When she picked up, an automated system answered the phone.

"Verify through AT&T the last four digits of my social security number," Gronewold said.

There's only one problem.

"I don't have AT&T," Gronewold explained.

The same goes for Kelly Seifert.

She got a call on her work phone at First Banker's Trust.

"Hi, this is so and so calling, you've won a trip and I'm like 'what'," Seifert mentioned.

Seifert said she also received an automated voicemail asking for personal information.

"Pause and she's like 'I didn't understand your response' and says 'I still didn't understand and about after the third time she hung up'," Seifert pointed out.

Mara Clingingsmith is the Quincy Regional Manager for the Better Business Bureau.

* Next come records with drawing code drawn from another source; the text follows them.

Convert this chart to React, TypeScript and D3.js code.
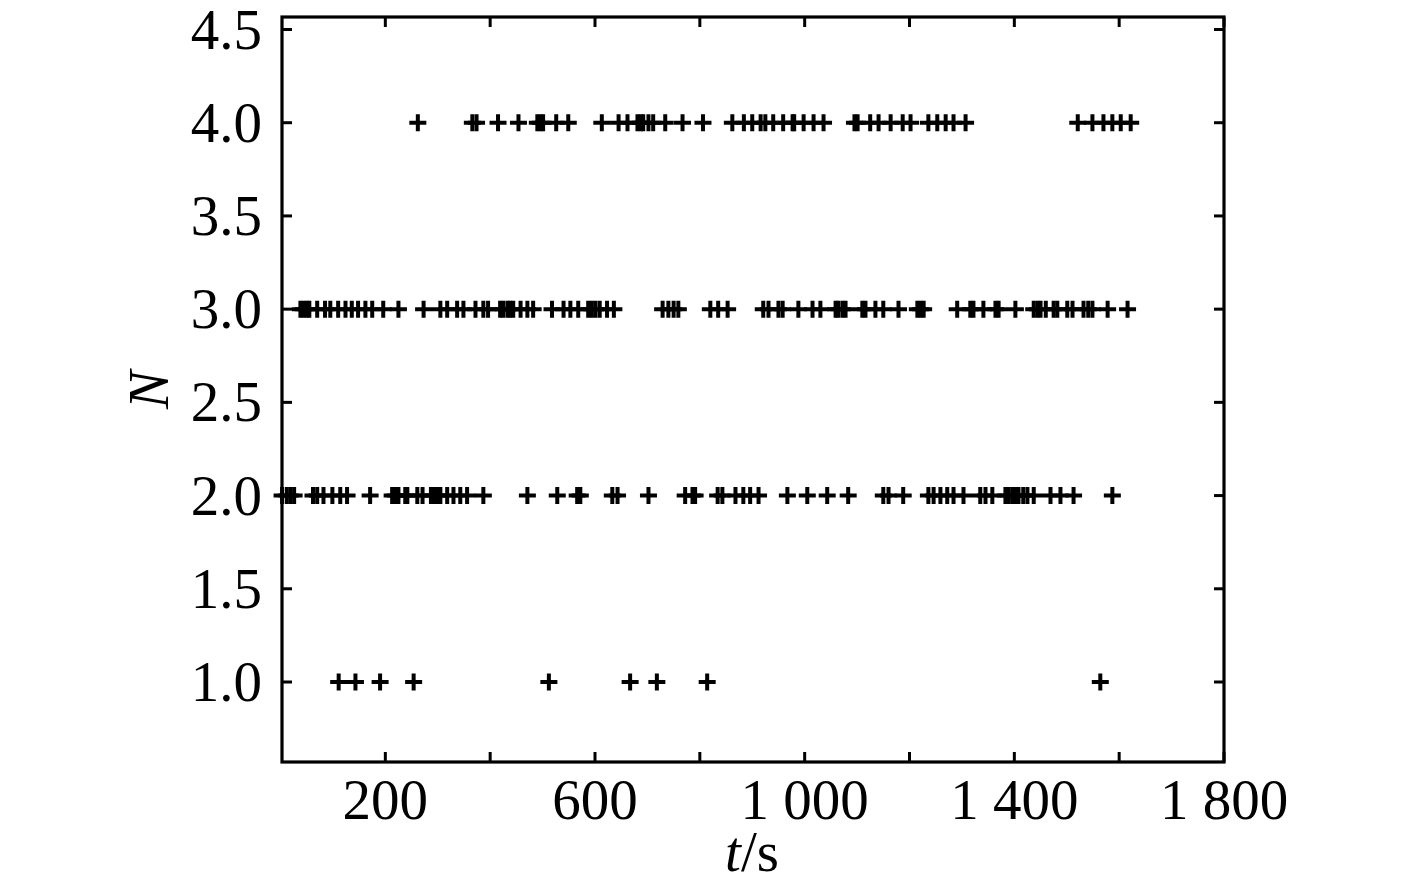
import React from "react";
import * as d3 from "d3";

const W = 1417;
const H = 886;

const xTicks = [200, 400, 600, 800, 1000, 1200, 1400, 1600, 1800];
const xLabelTicks = [200, 600, 1000, 1400, 1800];
const yTicks = [1.0, 1.5, 2.0, 2.5, 3.0, 3.5, 4.0, 4.5];

const tN4 = [262, 366, 374, 415, 454, 490, 496, 501, 526, 549, 613, 645, 662, 681, 687, 692, 702, 711, 734, 767, 806, 862, 884, 900, 916, 925, 940, 959, 977, 980, 998, 1017, 1036, 1095, 1101, 1125, 1141, 1164, 1187, 1202, 1236, 1253, 1269, 1284, 1307, 1521, 1549, 1570, 1587, 1603, 1622];
const tN3 = [38, 44, 50, 55, 70, 85, 95, 110, 124, 136, 148, 162, 175, 196, 225, 273, 305, 318, 337, 349, 372, 387, 396, 419, 425, 433, 438, 444, 458, 471, 482, 518, 540, 553, 568, 587, 594, 601, 609, 623, 636, 729, 740, 750, 759, 820, 835, 853, 921, 931, 950, 958, 988, 1015, 1030, 1059, 1064, 1072, 1078, 1110, 1116, 1135, 1150, 1179, 1215, 1221, 1227, 1291, 1316, 1322, 1341, 1364, 1370, 1402, 1437, 1444, 1450, 1460, 1475, 1482, 1501, 1511, 1532, 1541, 1549, 1578, 1616];
const tN2 = [3, 12, 19, 26, 62, 70, 82, 99, 114, 127, 171, 213, 219, 225, 238, 242, 261, 271, 287, 293, 299, 305, 318, 330, 343, 356, 387, 471, 528, 566, 572, 633, 643, 702, 772, 786, 791, 834, 843, 868, 883, 896, 912, 967, 1005, 1043, 1083, 1150, 1160, 1188, 1236, 1246, 1259, 1272, 1284, 1303, 1335, 1345, 1358, 1383, 1389, 1396, 1402, 1408, 1417, 1425, 1437, 1469, 1488, 1513, 1587];
const tN1 = [111, 143, 190, 254, 512, 667, 718, 814, 1564];

const series: { n: number; t: number[] }[] = [
  { n: 4, t: tN4 },
  { n: 3, t: tN3 },
  { n: 2, t: tN2 },
  { n: 1, t: tN1 },
];

const left = 282;
const right = 1224;
const top = 17;
const bottom = 762;

export default function App() {
  const x = d3.scaleLinear().domain([0, 1800]).range([280.5, right]);
  const y = d3.scaleLinear().domain([1.0, 4.5]).range([682, 29.5]);
  const font = "'Liberation Serif', 'Times New Roman', serif";
  const fs = 57;
  const tickLen = 10;
  const sw = 3;
  const arm = 8.5;

  const points = series.flatMap((s) => s.t.map((t) => ({ t, n: s.n })));

  return (
    <svg
      width={W}
      height={H}
      style={{ position: "absolute", left: 0, top: 0, background: "#fff" }}
    >
      <rect x={0} y={0} width={W} height={H} fill="#fff" />
      {/* markers */}
      <g stroke="#000" strokeWidth={4} fill="none">
        {points.map((p, i) => (
          <path
            key={i}
            d={`M${x(p.t) - arm},${y(p.n)}H${x(p.t) + arm}M${x(p.t)},${y(p.n) - arm}V${y(p.n) + arm}`}
          />
        ))}
      </g>
      {/* ticks */}
      <g stroke="#000" strokeWidth={sw}>
        {xTicks.map((t) => (
          <g key={"xt" + t}>
            <line x1={x(t)} x2={x(t)} y1={bottom} y2={bottom - tickLen} />
            <line x1={x(t)} x2={x(t)} y1={top} y2={top + tickLen} />
          </g>
        ))}
        {yTicks.map((v) => (
          <g key={"yt" + v}>
            <line x1={left} x2={left + tickLen} y1={y(v)} y2={y(v)} />
            <line x1={right} x2={right - tickLen} y1={y(v)} y2={y(v)} />
          </g>
        ))}
      </g>
      {/* frame */}
      <rect
        x={left}
        y={top}
        width={right - left}
        height={bottom - top}
        fill="none"
        stroke="#000"
        strokeWidth={3.2}
      />
      {/* x labels */}
      <g fontFamily={font} fontSize={fs} fill="#000" textAnchor="middle">
        {xLabelTicks.map((t) => (
          <text key={"xl" + t} x={x(t)} y={819}>
            {d3.format(",")(t).replace(",", " ")}
          </text>
        ))}
      </g>
      {/* y labels */}
      <g fontFamily={font} fontSize={fs} fill="#000" textAnchor="end">
        {yTicks.map((v) => (
          <text key={"yl" + v} x={262} y={y(v) + 19}>
            {v.toFixed(1)}
          </text>
        ))}
      </g>
      {/* axis titles */}
      <text x={752} y={871} fontFamily={font} fontSize={fs} fill="#000" textAnchor="middle">
        <tspan fontStyle="italic">t</tspan>/s
      </text>
      <text
        transform={`translate(168,390) rotate(-90)`}
        fontFamily={font}
        fontSize={fs}
        fontStyle="italic"
        fill="#000"
        textAnchor="middle"
      >
        N
      </text>
    </svg>
  );
}
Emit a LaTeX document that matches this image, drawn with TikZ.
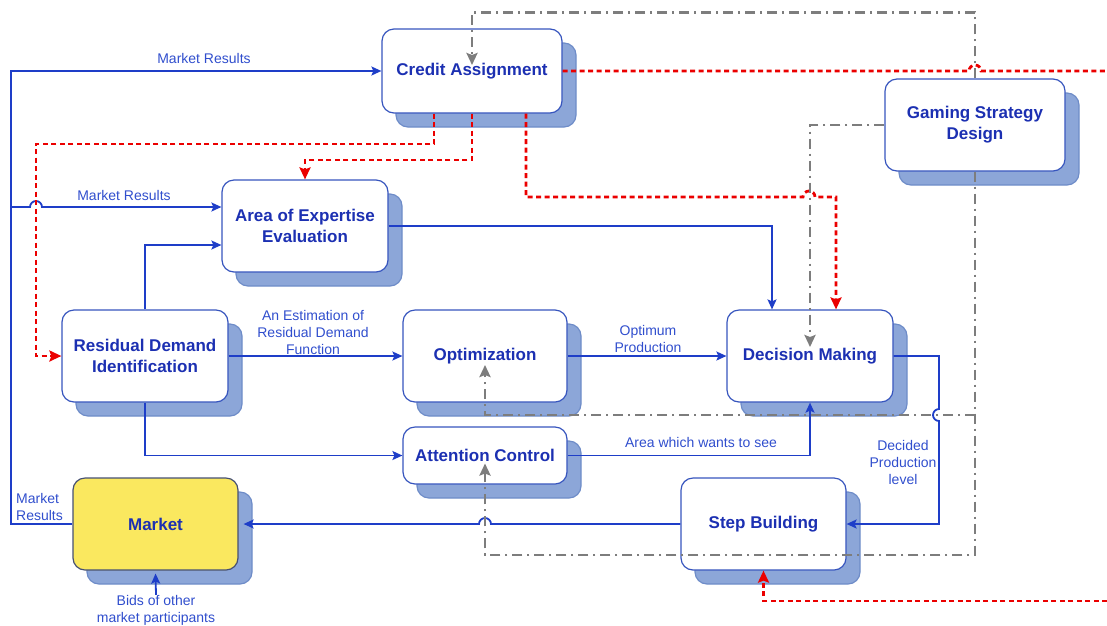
\documentclass[tikz,border=0pt]{standalone}
\usepackage{fontspec}
\setmainfont{Liberation Sans}
\usetikzlibrary{arrows.meta,shadows,calc}
\definecolor{lineblue}{RGB}{30,62,200}
\definecolor{titleblue}{RGB}{28,48,178}
\definecolor{labelblue}{RGB}{48,78,205}
\definecolor{boxborder}{RGB}{55,85,190}
\definecolor{shadowfill}{RGB}{140,166,216}
\definecolor{shadowedge}{RGB}{110,140,200}
\definecolor{marketyellow}{RGB}{250,232,95}
\definecolor{marketedge}{RGB}{70,80,115}
\definecolor{greyline}{RGB}{125,125,125}
\definecolor{redline}{RGB}{235,0,0}
\begin{document}
\begin{tikzpicture}[x=1pt,y=-1pt,
  box/.style={draw=boxborder, line width=1.2pt, rounded corners=12pt, fill=white,
    inner sep=0pt, align=center, text=titleblue,
    font=\fontsize{17}{21}\selectfont\bfseries,
    general shadow={fill=shadowfill, draw=shadowedge, line width=1.2pt,
      shadow xshift=14pt, shadow yshift=-14pt}},
  lbl/.style={text=labelblue, font=\fontsize{14}{17}\selectfont, align=center, inner sep=0pt},
  bl/.style={draw=lineblue, line width=1.8pt},
  bla/.style={bl, -{Stealth[length=10pt,width=9pt,inset=2pt]}},
  rd/.style={draw=redline, line width=2.8pt, dash pattern=on 5pt off 3.5pt},
  rda/.style={rd, -{Stealth[length=12pt,width=11pt,inset=2pt]}},
  gr/.style={draw=greyline, line width=2.8pt, dash pattern=on 10pt off 5pt on 2pt off 5pt},
  gra/.style={gr, -{Stealth[length=12pt,width=11pt,inset=2pt]}}
]
\useasboundingbox (0,0) rectangle (1107,625);

% boxes
\node[box, minimum width=180pt, minimum height=84pt] (CA) at (472,71) {Credit Assignment};
\node[box, minimum width=180pt, minimum height=92pt] (GSD) at (975,125) {Gaming Strategy\\Design};
\node[box, minimum width=166pt, minimum height=92pt] (AoE) at (305,226) {Area of Expertise\\Evaluation};
\node[box, minimum width=166pt, minimum height=92pt] (RDI) at (145,356) {Residual Demand\\Identification};
\node[box, minimum width=164pt, minimum height=92pt] (Opt) at (485,356) {Optimization};
\node[box, minimum width=166pt, minimum height=92pt] (DM) at (810,356) {Decision Making};
\node[box, minimum width=164pt, minimum height=57pt] (AC) at (485,455.5) {Attention Control};
\node[box, fill=marketyellow, draw=marketedge, minimum width=165pt, minimum height=92pt] (Mkt) at (155.5,524) {Market};
\node[box, minimum width=165pt, minimum height=92pt] (SB) at (763.5,524) {Step Building};

% labels
\node[lbl] (l1) at (204,58) {Market Results};
\node[lbl] (l2) at (124,195) {Market Results};
\node[lbl] (l3) at (313,332) {An Estimation of\\Residual Demand\\Function};
\node[lbl] (l4) at (648,339) {Optimum\\Production};
\node[lbl] (l5) at (701,442) {Area which wants to see};
\node[lbl] (l6) at (903,462) {Decided\\Production\\level};
\node[lbl, anchor=west, align=left] (l7) at (16,507) {Market\\Results};
\node[lbl] (l8) at (156,610) {Bids of other\\market participants};

% blue connectors
\draw[bla] (Mkt.west) -- (11,524) -- (11,71) -- (CA.west);
\draw[bla] (11,207) -- (30,207) arc[start angle=180, end angle=360, radius=6] -- ([yshift=19pt]AoE.west);
\draw[bla] (RDI.north) |- ([yshift=-19pt]AoE.west);
\draw[bla] (RDI.east) -- (Opt.west);
\draw[bla] (RDI.south) |- (AC.west);
\draw[bla] (AoE.east) -| ([xshift=-38pt]DM.north);
\draw[bla] (Opt.east) -- (DM.west);
\draw[bla] (AC.east) -| (DM.south);
\draw[bla] (DM.east) -- (939,356) -- (939,409) arc[start angle=270, end angle=90, radius=6] -- (939,524) -- (SB.east);
\draw[bla] (SB.west) -- (491,524) arc[start angle=0, end angle=-180, radius=6] -- ([xshift=5pt]Mkt.east);
\draw[bla] (l8.north) -- ([yshift=-3pt]Mkt.south);

% red dotted connectors
\coordinate (redA) at (1107,71);
\coordinate (redB) at (1107,601);
\draw[rda] ([xshift=-38pt]CA.south) |- (36,144) |- (RDI.west);
\draw[rda] (CA.south) -- (472,160) -| (AoE.north);
\draw[rda] ([xshift=54pt]CA.south) -- (526,197) -- (803,197) arc[start angle=180, end angle=360, radius=6] -- (836,197) -- ([xshift=26pt]DM.north);
\draw[rd] (CA.east) -- (969,71) arc[start angle=180, end angle=360, radius=6] -- (redA);
\draw[rda] (redB) -| (SB.south);

% grey dash-dot connectors
\coordinate (gmid) at (975,415);
\draw[gra] (GSD.north) -- ++(0,-66) -| ([yshift=6pt]CA.center);
\draw[gra] (GSD.west) -| ([yshift=9pt]DM.center);
\draw[gra] (GSD.south) -- (975,555) -| ([yshift=-8pt]AC.center);
\draw[gra] (gmid) -| ([yshift=-9pt]Opt.center);
\end{tikzpicture}
\end{document}
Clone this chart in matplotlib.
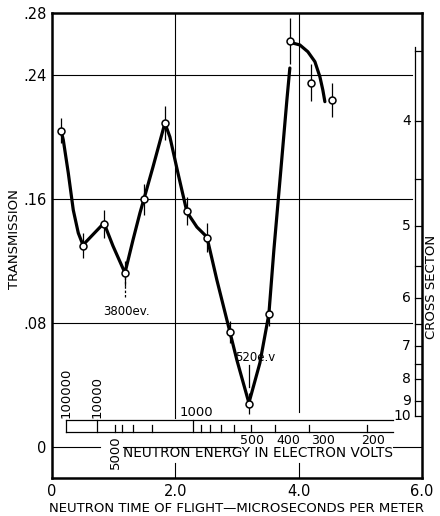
import numpy as np
import matplotlib
matplotlib.use("Agg")
import matplotlib.pyplot as plt

plt.rcParams['font.family'] = ['DejaVu Sans']

# measured points (time of flight in microsec/m, transmission, error half-length)
time_pts = [0.15, 0.50, 0.84, 1.18, 1.49, 1.83, 2.19, 2.51, 2.89, 3.19, 3.52, 3.86, 4.20, 4.54]
trans_pts = [0.204, 0.130, 0.144, 0.112, 0.160, 0.209, 0.152, 0.135, 0.074, 0.028, 0.086, 0.262, 0.235, 0.224]
err_pts = [0.008, 0.008, 0.009, 0.008, 0.010, 0.011, 0.009, 0.0095, 0.007, 0.007, 0.008, 0.015, 0.012, 0.011]

# hand drawn curve
curve1_t = [0.146, 0.183, 0.264, 0.345, 0.426, 0.502, 0.843, 0.989, 1.183, 1.313, 1.426, 1.491,
            1.637, 1.831, 1.912, 2.042, 2.188, 2.350, 2.512, 2.674, 2.885, 2.998, 3.193, 3.371,
            3.517, 3.598, 3.711, 3.809, 3.857]
curve1_T = [0.2045, 0.1981, 0.1768, 0.1529, 0.1381, 0.1303, 0.1445, 0.1297, 0.1123, 0.1335, 0.1510, 0.1600,
            0.1806, 0.2090, 0.2000, 0.1768, 0.1516, 0.1419, 0.1355, 0.1077, 0.0742, 0.0561, 0.0284, 0.0542,
            0.0858, 0.1271, 0.1787, 0.2239, 0.2445]
curve2_t = [3.885, 4.019, 4.149, 4.263, 4.344, 4.392, 4.425]
curve2_T = [0.2608, 0.2594, 0.2550, 0.2486, 0.2389, 0.2303, 0.2228]

# cross section scale on the right
sigma_major = [4, 5, 6, 7, 8, 9, 10]
sigma_minor = [3.5, 4.5, 5.5, 6.5, 7.5]
sigma_k = 0.39

# neutron energy scale (eV)
energy_major = [10000, 1000]
energy_minor = [5000, 4000, 3000, 2000, 900, 800, 700, 600, 500, 400, 300, 200]
energy_below = [500, 400, 300, 200]
energy_below_x = [3.24, 3.84, 4.39, 5.20]   # label positions, as lettered on the original


def t_of_E(E):
    return 72.3 / np.sqrt(E)


def T_of_sigma(s):
    return np.exp(-sigma_k * np.asarray(s))


fig = plt.figure(figsize=(4.4, 5.16), dpi=100)
ax = fig.add_axes([52/440, 38/516, 370/440, 465/516])
ax.set_xlim(0, 6)
ax.set_ylim(-0.02, 0.28)

for s in ax.spines.values():
    s.set_linewidth(1.8)

ax.set_xticks([0, 2, 4, 6])
ax.set_xticklabels(["0", "2.0", "4.0", "6.0"])
ax.set_yticks([0, 0.08, 0.16, 0.24, 0.28])
ax.set_yticklabels(["0", ".08", ".16", ".24", ".28"])
ax.tick_params(length=0, labelsize=10.5, pad=4)

# grid
for g in [0.08, 0.16, 0.24]:
    ax.plot([0, 5.83], [g, g], color='k', lw=0.8)
ax.plot([0, 0.78], [0, 0], color='k', lw=0.8)
ax.plot([1.15, 3.0], [0, 0], color='k', lw=0.8)
ax.plot([5.53, 6.0], [0, 0], color='k', lw=0.8)
for xv, top_end in [(2.0, 0.019), (4.0, 0.0226)]:
    ax.plot([xv, xv], [top_end, 0.28], color='k', lw=0.8)
    ax.plot([xv, xv], [-0.02, -0.0103], color='k', lw=0.8)

# curve and points
ax.plot(curve1_t, curve1_T, color='k', lw=2.3, solid_capstyle='round', zorder=3)
ax.plot(curve2_t, curve2_T, color='k', lw=2.3, solid_capstyle='round', zorder=3)
ax.errorbar(time_pts, trans_pts, yerr=err_pts, fmt='none', ecolor='k', elinewidth=0.9, capsize=0, zorder=4)
ax.plot(time_pts, trans_pts, 'o', ms=5, mfc='white', mec='k', mew=1.1, zorder=5)

# resonance labels
ax.plot([1.183, 1.183], [0.0968, 0.1097], color='k', lw=0.9, ls=(0, (2, 1.5)))
ax.text(1.20, 0.0877, "3800ev.", ha='center', va='center', fontsize=8.5)
ax.plot([3.193, 3.193], [0.0387, 0.0529], color='k', lw=0.9)
ax.text(3.30, 0.058, "520e.v", ha='center', va='center', fontsize=8.5)

# cross section axis
xs = 5.88
ax.plot([xs, xs], [T_of_sigma(3.47), T_of_sigma(10)], color='k', lw=0.9)
for s in sigma_major + sigma_minor:
    ax.plot([xs, 6.0], [T_of_sigma(s)] * 2, color='k', lw=0.9)
for s in sigma_major:
    ax.text(5.82, T_of_sigma(s), str(s), ha='right', va='center', fontsize=10)
ax.text(6.16, 0.103, "CROSS SECTON", rotation=90, ha='center', va='center', fontsize=9.5, clip_on=False)

# energy bar
bt, bb = 0.0174, 0.0097
x_left, x_right = t_of_E(100000), 5.53
ax.plot([x_left, x_right], [bt, bt], color='k', lw=0.9)
ax.plot([x_left, x_right], [bb, bb], color='k', lw=0.9)
ax.plot([x_left, x_left], [bb, bt], color='k', lw=0.9)
for E in energy_major:
    ax.plot([t_of_E(E)] * 2, [bb, bt], color='k', lw=0.9)
for E in energy_minor:
    ax.plot([t_of_E(E)] * 2, [bb, bb + 0.0045], color='k', lw=0.9)
ax.text(t_of_E(100000), 0.019, "100000", rotation=90, ha='center', va='bottom', fontsize=9.5)
ax.text(t_of_E(10000), 0.019, "10000", rotation=90, ha='center', va='bottom', fontsize=9.5)
ax.text(t_of_E(1000) + 0.05, 0.0225, "1000", ha='center', va='center', fontsize=9.5)
ax.text(t_of_E(5000), 0.0072, "5000", rotation=90, ha='center', va='top', fontsize=9.5)
for E, xl in zip(energy_below, energy_below_x):
    ax.text(xl, 0.0045, str(E), ha='center', va='center', fontsize=9)
ax.text(1.15, -0.0039, "NEUTRON ENERGY IN ELECTRON VOLTS", ha='left', va='center', fontsize=9.8)

# axis titles
ax.text(-0.616, 0.134, "TRANSMISSION", rotation=90, ha='center', va='center', fontsize=9.5, clip_on=False)
ax.text(2.99, -0.0395, "NEUTRON TIME OF FLIGHT\u2014MICROSECONDS PER METER", ha='center', va='center',
        fontsize=9.5, clip_on=False)

fig.savefig("out.png", dpi=100)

"They are illegal scammers who are spoofing," Clingingsmith explained.

She mentioned scammers are posing as someone else using unsolicited and unwarranted calls.

"This new twist we are getting reports on right now is that it's from AT&T or some company asking for and their asking for their social security number," Clingingsmith said.

She pointed out you should report these spoofing calls to the Federal Trade Commission.

You can even enroll in the government do not call list.

She explained one method she recommends best.

"Can I get your information and I'm like no," Seifert said.